WHAT THE TASK REQUIRES
Set down each line of the material that follows, exactly, with no pictures.

DATA PROVIDED

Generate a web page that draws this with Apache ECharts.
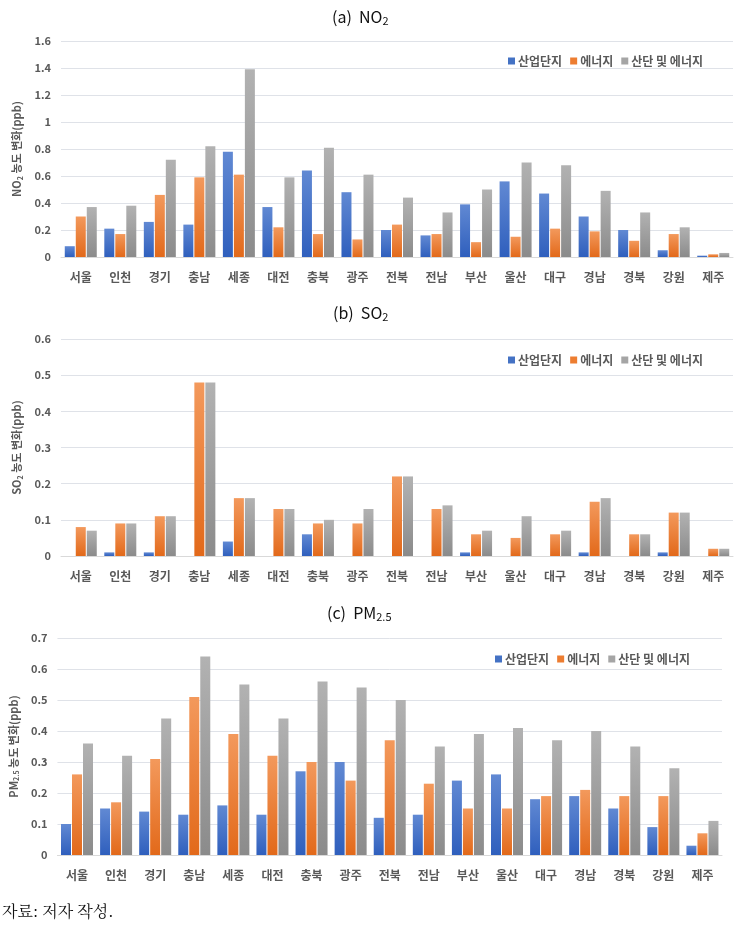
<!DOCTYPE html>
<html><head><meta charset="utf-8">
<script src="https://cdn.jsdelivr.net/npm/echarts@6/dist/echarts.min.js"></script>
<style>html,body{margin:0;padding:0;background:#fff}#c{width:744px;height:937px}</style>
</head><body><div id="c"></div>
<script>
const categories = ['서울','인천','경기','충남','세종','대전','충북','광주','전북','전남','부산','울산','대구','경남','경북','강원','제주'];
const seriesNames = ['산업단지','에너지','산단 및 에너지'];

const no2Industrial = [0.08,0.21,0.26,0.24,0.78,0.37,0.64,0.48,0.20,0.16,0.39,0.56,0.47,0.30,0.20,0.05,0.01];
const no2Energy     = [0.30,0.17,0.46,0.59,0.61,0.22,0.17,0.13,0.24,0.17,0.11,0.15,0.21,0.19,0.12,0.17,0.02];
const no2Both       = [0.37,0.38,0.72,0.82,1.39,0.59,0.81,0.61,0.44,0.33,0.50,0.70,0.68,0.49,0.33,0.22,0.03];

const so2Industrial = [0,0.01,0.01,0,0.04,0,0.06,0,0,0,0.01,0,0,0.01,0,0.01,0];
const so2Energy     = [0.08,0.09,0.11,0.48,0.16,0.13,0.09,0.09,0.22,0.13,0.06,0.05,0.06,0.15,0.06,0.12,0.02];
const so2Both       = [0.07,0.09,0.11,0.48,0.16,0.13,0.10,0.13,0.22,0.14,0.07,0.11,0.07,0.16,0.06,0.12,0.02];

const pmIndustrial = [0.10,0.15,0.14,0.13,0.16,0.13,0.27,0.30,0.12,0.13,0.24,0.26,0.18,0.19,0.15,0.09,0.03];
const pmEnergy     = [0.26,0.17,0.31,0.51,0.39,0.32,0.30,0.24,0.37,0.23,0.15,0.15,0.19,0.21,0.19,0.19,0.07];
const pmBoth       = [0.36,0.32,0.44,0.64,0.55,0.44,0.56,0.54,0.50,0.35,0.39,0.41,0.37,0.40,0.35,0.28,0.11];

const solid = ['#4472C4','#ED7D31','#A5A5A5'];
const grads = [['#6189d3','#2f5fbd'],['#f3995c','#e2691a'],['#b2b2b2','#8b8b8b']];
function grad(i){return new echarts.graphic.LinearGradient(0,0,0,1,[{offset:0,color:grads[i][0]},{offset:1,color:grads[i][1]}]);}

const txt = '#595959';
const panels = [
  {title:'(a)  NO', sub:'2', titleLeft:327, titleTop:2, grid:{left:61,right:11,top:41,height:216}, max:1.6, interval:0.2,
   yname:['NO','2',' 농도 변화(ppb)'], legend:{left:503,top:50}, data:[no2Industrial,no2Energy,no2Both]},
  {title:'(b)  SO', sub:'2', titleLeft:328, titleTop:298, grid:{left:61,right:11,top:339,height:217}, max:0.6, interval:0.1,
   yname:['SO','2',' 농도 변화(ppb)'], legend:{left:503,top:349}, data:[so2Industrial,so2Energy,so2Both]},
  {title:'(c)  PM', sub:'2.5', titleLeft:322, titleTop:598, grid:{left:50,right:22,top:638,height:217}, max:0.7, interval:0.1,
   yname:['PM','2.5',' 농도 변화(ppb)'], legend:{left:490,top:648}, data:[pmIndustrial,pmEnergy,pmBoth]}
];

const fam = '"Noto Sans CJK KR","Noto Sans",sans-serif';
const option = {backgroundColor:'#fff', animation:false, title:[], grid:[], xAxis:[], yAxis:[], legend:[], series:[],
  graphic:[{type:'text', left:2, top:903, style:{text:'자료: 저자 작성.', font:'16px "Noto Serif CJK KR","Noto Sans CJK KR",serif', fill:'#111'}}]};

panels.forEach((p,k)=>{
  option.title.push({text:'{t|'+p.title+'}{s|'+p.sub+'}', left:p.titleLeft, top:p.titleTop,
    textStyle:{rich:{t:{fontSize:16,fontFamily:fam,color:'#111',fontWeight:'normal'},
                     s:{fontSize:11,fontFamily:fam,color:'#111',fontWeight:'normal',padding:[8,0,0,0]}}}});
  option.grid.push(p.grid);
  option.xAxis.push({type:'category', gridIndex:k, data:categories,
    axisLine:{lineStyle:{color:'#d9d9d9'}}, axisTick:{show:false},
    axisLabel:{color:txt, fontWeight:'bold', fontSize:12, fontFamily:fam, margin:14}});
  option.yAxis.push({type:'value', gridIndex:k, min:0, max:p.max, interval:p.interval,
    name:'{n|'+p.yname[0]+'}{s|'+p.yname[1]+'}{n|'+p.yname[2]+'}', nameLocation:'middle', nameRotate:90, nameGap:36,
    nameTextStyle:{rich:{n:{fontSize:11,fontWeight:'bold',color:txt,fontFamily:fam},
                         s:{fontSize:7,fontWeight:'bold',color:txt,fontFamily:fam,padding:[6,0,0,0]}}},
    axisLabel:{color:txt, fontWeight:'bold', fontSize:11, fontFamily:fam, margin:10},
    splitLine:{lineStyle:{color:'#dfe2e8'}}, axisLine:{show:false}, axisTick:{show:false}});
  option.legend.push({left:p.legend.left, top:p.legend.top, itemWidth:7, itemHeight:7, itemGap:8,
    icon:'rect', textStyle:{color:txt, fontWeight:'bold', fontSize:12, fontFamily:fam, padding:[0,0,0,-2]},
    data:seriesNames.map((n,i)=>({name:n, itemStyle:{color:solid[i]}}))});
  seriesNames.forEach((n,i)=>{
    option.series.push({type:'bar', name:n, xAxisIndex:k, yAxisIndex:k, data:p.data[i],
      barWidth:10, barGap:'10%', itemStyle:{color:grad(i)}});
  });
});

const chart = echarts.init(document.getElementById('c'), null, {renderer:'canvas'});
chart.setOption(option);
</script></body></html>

CORRECT OUTPUT
Generate a web page that draws this with Apache ECharts.
<!DOCTYPE html>
<html><head><meta charset="utf-8">
<script src="https://cdn.jsdelivr.net/npm/echarts@6/dist/echarts.min.js"></script>
<style>html,body{margin:0;padding:0;background:#fff}#c{width:744px;height:937px}</style>
</head><body><div id="c"></div>
<script>
const categories = ['서울','인천','경기','충남','세종','대전','충북','광주','전북','전남','부산','울산','대구','경남','경북','강원','제주'];
const seriesNames = ['산업단지','에너지','산단 및 에너지'];

const no2Industrial = [0.08,0.21,0.26,0.24,0.78,0.37,0.64,0.48,0.20,0.16,0.39,0.56,0.47,0.30,0.20,0.05,0.01];
const no2Energy     = [0.30,0.17,0.46,0.59,0.61,0.22,0.17,0.13,0.24,0.17,0.11,0.15,0.21,0.19,0.12,0.17,0.02];
const no2Both       = [0.37,0.38,0.72,0.82,1.39,0.59,0.81,0.61,0.44,0.33,0.50,0.70,0.68,0.49,0.33,0.22,0.03];

const so2Industrial = [0,0.01,0.01,0,0.04,0,0.06,0,0,0,0.01,0,0,0.01,0,0.01,0];
const so2Energy     = [0.08,0.09,0.11,0.48,0.16,0.13,0.09,0.09,0.22,0.13,0.06,0.05,0.06,0.15,0.06,0.12,0.02];
const so2Both       = [0.07,0.09,0.11,0.48,0.16,0.13,0.10,0.13,0.22,0.14,0.07,0.11,0.07,0.16,0.06,0.12,0.02];

const pmIndustrial = [0.10,0.15,0.14,0.13,0.16,0.13,0.27,0.30,0.12,0.13,0.24,0.26,0.18,0.19,0.15,0.09,0.03];
const pmEnergy     = [0.26,0.17,0.31,0.51,0.39,0.32,0.30,0.24,0.37,0.23,0.15,0.15,0.19,0.21,0.19,0.19,0.07];
const pmBoth       = [0.36,0.32,0.44,0.64,0.55,0.44,0.56,0.54,0.50,0.35,0.39,0.41,0.37,0.40,0.35,0.28,0.11];

const solid = ['#4472C4','#ED7D31','#A5A5A5'];
const grads = [['#6189d3','#2f5fbd'],['#f3995c','#e2691a'],['#b2b2b2','#8b8b8b']];
function grad(i){return new echarts.graphic.LinearGradient(0,0,0,1,[{offset:0,color:grads[i][0]},{offset:1,color:grads[i][1]}]);}

const txt = '#595959';
const panels = [
  {title:'(a)  NO', sub:'2', titleLeft:327, titleTop:2, grid:{left:61,right:11,top:41,height:216}, max:1.6, interval:0.2,
   yname:['NO','2',' 농도 변화(ppb)'], legend:{left:503,top:50}, data:[no2Industrial,no2Energy,no2Both]},
  {title:'(b)  SO', sub:'2', titleLeft:328, titleTop:298, grid:{left:61,right:11,top:339,height:217}, max:0.6, interval:0.1,
   yname:['SO','2',' 농도 변화(ppb)'], legend:{left:503,top:349}, data:[so2Industrial,so2Energy,so2Both]},
  {title:'(c)  PM', sub:'2.5', titleLeft:322, titleTop:598, grid:{left:50,right:22,top:638,height:217}, max:0.7, interval:0.1,
   yname:['PM','2.5',' 농도 변화(ppb)'], legend:{left:490,top:648}, data:[pmIndustrial,pmEnergy,pmBoth]}
];

const fam = '"Noto Sans CJK KR","Noto Sans",sans-serif';
const option = {backgroundColor:'#fff', animation:false, title:[], grid:[], xAxis:[], yAxis:[], legend:[], series:[],
  graphic:[{type:'text', left:2, top:903, style:{text:'자료: 저자 작성.', font:'16px "Noto Serif CJK KR","Noto Sans CJK KR",serif', fill:'#111'}}]};

panels.forEach((p,k)=>{
  option.title.push({text:'{t|'+p.title+'}{s|'+p.sub+'}', left:p.titleLeft, top:p.titleTop,
    textStyle:{rich:{t:{fontSize:16,fontFamily:fam,color:'#111',fontWeight:'normal'},
                     s:{fontSize:11,fontFamily:fam,color:'#111',fontWeight:'normal',padding:[8,0,0,0]}}}});
  option.grid.push(p.grid);
  option.xAxis.push({type:'category', gridIndex:k, data:categories,
    axisLine:{lineStyle:{color:'#d9d9d9'}}, axisTick:{show:false},
    axisLabel:{color:txt, fontWeight:'bold', fontSize:12, fontFamily:fam, margin:14}});
  option.yAxis.push({type:'value', gridIndex:k, min:0, max:p.max, interval:p.interval,
    name:'{n|'+p.yname[0]+'}{s|'+p.yname[1]+'}{n|'+p.yname[2]+'}', nameLocation:'middle', nameRotate:90, nameGap:36,
    nameTextStyle:{rich:{n:{fontSize:11,fontWeight:'bold',color:txt,fontFamily:fam},
                         s:{fontSize:7,fontWeight:'bold',color:txt,fontFamily:fam,padding:[6,0,0,0]}}},
    axisLabel:{color:txt, fontWeight:'bold', fontSize:11, fontFamily:fam, margin:10},
    splitLine:{lineStyle:{color:'#dfe2e8'}}, axisLine:{show:false}, axisTick:{show:false}});
  option.legend.push({left:p.legend.left, top:p.legend.top, itemWidth:7, itemHeight:7, itemGap:8,
    icon:'rect', textStyle:{color:txt, fontWeight:'bold', fontSize:12, fontFamily:fam, padding:[0,0,0,-2]},
    data:seriesNames.map((n,i)=>({name:n, itemStyle:{color:solid[i]}}))});
  seriesNames.forEach((n,i)=>{
    option.series.push({type:'bar', name:n, xAxisIndex:k, yAxisIndex:k, data:p.data[i],
      barWidth:10, barGap:'10%', itemStyle:{color:grad(i)}});
  });
});

const chart = echarts.init(document.getElementById('c'), null, {renderer:'canvas'});
chart.setOption(option);
</script></body></html>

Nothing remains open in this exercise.